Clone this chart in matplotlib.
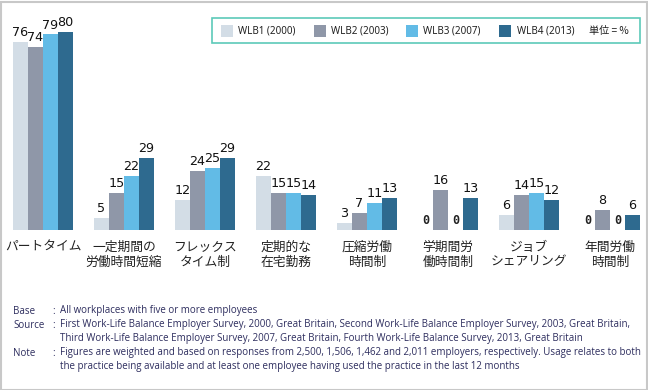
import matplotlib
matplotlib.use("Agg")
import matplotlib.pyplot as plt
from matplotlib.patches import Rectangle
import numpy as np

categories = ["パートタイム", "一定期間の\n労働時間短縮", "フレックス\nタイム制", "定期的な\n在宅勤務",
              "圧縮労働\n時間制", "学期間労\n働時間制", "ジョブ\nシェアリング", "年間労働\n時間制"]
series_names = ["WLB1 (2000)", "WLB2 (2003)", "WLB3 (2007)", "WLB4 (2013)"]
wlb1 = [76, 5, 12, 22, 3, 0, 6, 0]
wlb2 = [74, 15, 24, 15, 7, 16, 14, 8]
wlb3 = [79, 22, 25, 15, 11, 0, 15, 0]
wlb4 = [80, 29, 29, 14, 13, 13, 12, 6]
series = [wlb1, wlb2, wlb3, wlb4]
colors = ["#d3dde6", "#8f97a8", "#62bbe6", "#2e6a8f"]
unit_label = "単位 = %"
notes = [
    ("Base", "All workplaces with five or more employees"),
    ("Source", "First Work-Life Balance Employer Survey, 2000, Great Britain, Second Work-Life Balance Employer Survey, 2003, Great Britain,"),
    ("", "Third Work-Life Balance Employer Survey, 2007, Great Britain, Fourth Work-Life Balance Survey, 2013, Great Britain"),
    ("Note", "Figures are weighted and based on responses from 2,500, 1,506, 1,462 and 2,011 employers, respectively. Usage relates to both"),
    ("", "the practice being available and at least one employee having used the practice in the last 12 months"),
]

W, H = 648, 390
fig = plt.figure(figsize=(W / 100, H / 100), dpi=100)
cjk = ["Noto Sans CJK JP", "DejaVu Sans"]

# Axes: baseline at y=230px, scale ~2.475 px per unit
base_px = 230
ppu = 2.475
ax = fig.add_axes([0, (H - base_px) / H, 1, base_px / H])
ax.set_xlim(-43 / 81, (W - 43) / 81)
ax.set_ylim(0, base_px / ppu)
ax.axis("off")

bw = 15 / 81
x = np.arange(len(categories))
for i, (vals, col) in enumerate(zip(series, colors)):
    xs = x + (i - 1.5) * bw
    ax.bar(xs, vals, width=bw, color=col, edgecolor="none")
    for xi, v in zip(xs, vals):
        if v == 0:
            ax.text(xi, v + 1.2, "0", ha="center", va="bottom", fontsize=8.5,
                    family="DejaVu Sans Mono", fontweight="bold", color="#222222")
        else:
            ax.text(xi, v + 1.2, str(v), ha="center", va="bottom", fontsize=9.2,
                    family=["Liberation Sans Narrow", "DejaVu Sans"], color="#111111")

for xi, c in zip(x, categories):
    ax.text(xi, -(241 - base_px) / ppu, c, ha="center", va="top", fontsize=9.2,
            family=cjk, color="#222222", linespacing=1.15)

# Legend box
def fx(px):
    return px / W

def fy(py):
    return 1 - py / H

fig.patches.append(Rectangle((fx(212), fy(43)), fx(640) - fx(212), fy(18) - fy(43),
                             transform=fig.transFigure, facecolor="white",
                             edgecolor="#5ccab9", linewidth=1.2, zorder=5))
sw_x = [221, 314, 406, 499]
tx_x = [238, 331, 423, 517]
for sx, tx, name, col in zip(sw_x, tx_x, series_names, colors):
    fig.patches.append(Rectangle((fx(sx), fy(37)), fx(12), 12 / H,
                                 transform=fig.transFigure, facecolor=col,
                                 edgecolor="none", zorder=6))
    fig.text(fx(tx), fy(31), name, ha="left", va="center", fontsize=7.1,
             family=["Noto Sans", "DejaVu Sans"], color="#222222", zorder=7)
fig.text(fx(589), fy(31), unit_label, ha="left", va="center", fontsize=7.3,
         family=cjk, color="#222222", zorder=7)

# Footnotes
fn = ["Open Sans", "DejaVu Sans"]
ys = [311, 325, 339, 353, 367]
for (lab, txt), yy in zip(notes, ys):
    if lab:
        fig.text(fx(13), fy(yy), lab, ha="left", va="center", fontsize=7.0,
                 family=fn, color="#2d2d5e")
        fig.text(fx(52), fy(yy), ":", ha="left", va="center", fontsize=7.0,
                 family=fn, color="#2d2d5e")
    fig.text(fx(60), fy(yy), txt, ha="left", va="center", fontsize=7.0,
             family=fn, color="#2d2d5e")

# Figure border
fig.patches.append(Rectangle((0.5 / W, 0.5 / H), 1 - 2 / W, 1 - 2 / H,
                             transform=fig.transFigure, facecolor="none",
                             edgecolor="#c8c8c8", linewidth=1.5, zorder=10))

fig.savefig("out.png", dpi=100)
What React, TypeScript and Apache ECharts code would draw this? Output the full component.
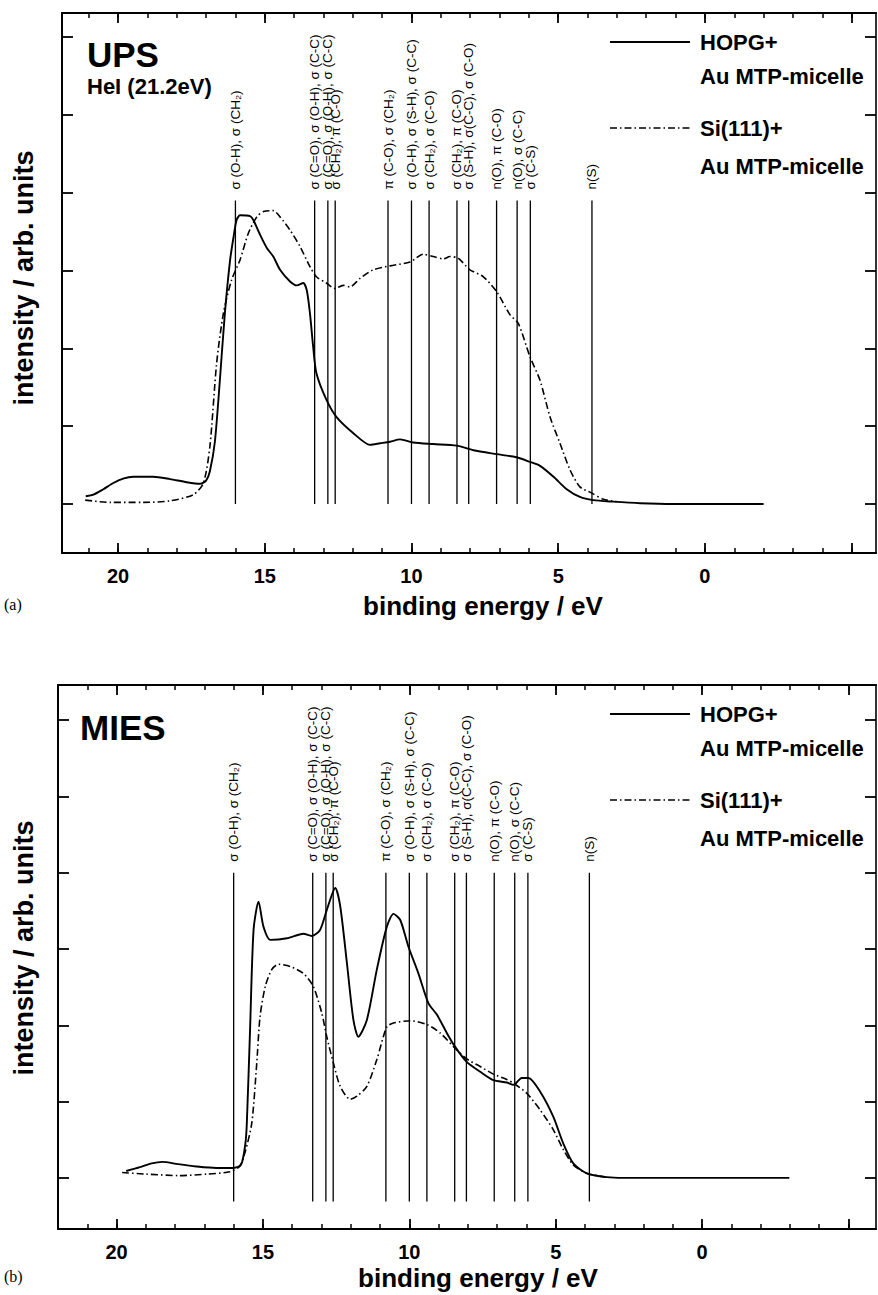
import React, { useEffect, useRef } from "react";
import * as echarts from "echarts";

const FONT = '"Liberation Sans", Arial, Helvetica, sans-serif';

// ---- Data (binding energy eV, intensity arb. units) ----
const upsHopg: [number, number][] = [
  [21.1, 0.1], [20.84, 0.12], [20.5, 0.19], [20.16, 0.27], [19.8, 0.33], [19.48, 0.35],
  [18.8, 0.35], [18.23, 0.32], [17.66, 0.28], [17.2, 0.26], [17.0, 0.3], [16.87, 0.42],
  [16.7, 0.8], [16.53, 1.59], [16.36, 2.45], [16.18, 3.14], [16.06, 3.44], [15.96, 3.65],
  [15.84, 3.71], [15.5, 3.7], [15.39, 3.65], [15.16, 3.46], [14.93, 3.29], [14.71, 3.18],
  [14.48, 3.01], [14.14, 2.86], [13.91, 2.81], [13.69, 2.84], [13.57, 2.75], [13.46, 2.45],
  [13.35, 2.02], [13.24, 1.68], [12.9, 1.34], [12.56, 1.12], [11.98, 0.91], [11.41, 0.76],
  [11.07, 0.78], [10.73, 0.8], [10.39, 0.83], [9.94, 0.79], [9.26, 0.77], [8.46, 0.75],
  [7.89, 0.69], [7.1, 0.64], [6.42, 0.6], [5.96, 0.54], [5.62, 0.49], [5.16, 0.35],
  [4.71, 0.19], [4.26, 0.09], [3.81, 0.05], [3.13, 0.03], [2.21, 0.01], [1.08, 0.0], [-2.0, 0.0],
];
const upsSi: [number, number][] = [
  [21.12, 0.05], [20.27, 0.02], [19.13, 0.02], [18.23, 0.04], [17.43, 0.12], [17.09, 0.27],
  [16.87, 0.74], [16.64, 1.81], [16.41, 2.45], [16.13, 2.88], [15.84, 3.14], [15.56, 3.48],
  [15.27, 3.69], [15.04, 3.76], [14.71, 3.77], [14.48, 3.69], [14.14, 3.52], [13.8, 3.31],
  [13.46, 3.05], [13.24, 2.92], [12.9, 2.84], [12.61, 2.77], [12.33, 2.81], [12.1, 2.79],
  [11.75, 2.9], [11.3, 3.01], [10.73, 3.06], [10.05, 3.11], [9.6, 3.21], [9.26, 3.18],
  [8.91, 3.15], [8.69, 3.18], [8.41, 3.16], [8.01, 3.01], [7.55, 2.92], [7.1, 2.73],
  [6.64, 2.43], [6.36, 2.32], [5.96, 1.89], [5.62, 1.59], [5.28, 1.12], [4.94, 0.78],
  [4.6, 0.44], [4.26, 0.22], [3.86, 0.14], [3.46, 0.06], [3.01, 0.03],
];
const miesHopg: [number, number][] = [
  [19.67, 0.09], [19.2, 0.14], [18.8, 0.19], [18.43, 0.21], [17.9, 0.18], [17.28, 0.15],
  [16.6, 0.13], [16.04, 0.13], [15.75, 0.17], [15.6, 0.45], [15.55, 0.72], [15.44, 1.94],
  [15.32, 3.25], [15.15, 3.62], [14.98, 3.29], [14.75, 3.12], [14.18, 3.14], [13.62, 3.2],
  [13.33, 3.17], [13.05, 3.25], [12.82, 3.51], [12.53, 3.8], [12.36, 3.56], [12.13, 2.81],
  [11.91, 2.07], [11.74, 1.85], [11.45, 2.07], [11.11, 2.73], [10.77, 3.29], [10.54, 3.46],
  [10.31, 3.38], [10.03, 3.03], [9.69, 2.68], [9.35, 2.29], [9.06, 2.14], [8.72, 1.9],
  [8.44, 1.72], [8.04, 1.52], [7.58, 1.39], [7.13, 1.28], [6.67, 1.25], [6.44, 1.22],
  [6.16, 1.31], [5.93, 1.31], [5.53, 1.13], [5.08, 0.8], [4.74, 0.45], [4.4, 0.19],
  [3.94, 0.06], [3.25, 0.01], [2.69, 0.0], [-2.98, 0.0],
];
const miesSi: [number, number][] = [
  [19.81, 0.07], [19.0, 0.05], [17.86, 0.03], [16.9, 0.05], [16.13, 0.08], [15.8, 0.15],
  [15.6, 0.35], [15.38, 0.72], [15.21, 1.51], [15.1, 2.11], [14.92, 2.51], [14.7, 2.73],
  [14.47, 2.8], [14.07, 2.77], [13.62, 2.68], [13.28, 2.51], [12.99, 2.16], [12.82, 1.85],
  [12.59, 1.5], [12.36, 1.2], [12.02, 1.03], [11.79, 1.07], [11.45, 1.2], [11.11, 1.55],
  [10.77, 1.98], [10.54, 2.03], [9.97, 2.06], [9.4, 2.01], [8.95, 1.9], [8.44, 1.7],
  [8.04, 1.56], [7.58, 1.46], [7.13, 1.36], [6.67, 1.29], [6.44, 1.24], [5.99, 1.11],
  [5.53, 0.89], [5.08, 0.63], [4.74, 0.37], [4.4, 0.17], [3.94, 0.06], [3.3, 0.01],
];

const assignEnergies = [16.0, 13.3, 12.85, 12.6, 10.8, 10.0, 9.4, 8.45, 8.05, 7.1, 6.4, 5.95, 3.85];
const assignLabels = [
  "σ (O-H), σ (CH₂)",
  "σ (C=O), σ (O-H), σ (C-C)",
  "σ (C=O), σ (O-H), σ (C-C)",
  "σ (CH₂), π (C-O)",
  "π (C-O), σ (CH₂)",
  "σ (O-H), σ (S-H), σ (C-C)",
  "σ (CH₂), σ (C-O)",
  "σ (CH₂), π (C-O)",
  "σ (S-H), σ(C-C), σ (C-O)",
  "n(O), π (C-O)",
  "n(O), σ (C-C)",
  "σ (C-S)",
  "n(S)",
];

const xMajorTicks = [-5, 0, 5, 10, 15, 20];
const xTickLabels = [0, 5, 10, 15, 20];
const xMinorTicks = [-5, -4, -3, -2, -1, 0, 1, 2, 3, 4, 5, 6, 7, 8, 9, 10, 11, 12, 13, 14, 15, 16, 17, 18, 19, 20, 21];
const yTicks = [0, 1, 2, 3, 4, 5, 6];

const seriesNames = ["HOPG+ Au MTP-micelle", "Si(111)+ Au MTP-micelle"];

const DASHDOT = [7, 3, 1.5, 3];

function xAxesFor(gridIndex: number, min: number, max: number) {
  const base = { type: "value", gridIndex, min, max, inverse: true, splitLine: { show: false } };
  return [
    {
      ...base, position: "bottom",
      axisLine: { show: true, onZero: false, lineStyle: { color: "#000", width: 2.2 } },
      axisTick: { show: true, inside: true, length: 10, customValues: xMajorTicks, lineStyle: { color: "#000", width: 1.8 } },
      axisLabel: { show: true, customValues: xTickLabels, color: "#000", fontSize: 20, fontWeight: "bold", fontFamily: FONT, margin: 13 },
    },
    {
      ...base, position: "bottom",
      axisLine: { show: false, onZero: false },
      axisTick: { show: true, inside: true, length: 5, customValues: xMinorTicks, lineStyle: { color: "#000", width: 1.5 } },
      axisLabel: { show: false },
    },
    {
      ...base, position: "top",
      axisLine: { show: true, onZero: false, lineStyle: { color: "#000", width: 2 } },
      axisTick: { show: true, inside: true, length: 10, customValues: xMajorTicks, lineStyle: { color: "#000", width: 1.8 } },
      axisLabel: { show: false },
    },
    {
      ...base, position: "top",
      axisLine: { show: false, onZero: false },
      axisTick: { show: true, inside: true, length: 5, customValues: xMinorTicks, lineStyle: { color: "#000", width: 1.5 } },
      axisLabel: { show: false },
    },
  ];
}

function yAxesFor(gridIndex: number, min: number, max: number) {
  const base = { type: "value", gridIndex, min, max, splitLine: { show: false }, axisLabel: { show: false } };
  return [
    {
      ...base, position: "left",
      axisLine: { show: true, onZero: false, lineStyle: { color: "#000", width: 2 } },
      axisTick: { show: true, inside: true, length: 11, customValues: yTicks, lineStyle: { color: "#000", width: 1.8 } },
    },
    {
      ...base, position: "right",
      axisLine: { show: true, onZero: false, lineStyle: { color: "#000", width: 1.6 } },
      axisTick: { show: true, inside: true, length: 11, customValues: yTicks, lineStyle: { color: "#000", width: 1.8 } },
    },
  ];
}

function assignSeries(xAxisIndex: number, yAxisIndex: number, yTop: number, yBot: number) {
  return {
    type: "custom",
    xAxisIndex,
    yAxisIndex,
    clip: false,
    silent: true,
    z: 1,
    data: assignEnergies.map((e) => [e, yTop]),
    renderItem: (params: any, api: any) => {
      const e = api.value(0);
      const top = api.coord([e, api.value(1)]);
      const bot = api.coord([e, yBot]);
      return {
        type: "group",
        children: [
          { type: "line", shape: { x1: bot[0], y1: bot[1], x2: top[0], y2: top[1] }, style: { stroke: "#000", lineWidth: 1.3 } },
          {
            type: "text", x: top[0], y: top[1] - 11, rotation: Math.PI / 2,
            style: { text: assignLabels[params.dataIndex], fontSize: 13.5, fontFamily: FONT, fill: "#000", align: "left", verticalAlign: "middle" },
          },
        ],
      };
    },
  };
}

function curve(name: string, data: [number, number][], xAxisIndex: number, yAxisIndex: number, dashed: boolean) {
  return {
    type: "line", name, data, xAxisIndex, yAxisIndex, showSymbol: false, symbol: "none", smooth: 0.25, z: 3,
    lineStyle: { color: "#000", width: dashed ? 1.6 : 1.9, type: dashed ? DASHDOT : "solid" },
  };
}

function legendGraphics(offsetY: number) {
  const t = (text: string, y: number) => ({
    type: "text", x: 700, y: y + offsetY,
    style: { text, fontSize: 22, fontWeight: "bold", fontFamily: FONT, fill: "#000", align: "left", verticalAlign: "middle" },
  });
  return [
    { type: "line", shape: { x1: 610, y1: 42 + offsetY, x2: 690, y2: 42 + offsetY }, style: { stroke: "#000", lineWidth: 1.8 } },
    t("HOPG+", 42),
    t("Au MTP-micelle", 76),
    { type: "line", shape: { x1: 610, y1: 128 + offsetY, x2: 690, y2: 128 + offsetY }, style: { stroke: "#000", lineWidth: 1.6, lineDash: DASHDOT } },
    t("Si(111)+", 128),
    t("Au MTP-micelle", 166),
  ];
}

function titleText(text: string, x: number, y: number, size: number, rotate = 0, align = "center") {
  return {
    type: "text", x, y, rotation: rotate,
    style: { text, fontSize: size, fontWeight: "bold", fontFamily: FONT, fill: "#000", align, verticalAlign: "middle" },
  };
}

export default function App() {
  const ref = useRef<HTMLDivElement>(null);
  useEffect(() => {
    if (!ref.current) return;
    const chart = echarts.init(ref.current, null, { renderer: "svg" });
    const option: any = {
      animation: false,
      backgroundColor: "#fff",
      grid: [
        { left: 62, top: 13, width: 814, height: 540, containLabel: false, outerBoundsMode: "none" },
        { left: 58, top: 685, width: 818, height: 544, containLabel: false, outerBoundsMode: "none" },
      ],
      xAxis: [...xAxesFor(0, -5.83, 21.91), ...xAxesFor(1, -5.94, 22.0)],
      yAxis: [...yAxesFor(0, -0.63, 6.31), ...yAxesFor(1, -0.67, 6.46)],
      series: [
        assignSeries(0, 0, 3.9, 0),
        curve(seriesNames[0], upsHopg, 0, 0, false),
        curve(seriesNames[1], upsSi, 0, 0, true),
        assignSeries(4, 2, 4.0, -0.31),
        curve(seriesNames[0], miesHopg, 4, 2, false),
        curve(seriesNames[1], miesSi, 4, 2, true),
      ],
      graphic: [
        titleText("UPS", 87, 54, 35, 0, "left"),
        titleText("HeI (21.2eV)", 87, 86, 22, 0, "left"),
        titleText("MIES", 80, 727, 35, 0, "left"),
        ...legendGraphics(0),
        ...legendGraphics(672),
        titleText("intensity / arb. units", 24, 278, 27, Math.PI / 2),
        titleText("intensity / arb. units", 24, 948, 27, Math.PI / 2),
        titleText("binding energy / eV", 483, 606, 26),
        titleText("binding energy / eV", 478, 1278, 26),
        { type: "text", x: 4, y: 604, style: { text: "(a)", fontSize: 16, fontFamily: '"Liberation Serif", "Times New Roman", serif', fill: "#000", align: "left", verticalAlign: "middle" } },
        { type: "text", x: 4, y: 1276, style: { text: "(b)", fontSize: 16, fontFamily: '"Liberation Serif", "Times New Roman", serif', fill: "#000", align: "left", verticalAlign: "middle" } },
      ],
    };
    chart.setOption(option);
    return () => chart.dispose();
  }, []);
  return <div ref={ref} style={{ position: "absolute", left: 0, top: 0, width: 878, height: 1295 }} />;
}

WORK REQUIRED:
Everything from the first line of the listing above through the line that contains "import numpy as np" is to be restated word for word, minus the pictures.

RESPONSE TO THE EXERCISE:
Clone this chart in matplotlib.
import matplotlib
matplotlib.use("Agg")
import matplotlib.pyplot as plt
from matplotlib.patches import Rectangle
import numpy as np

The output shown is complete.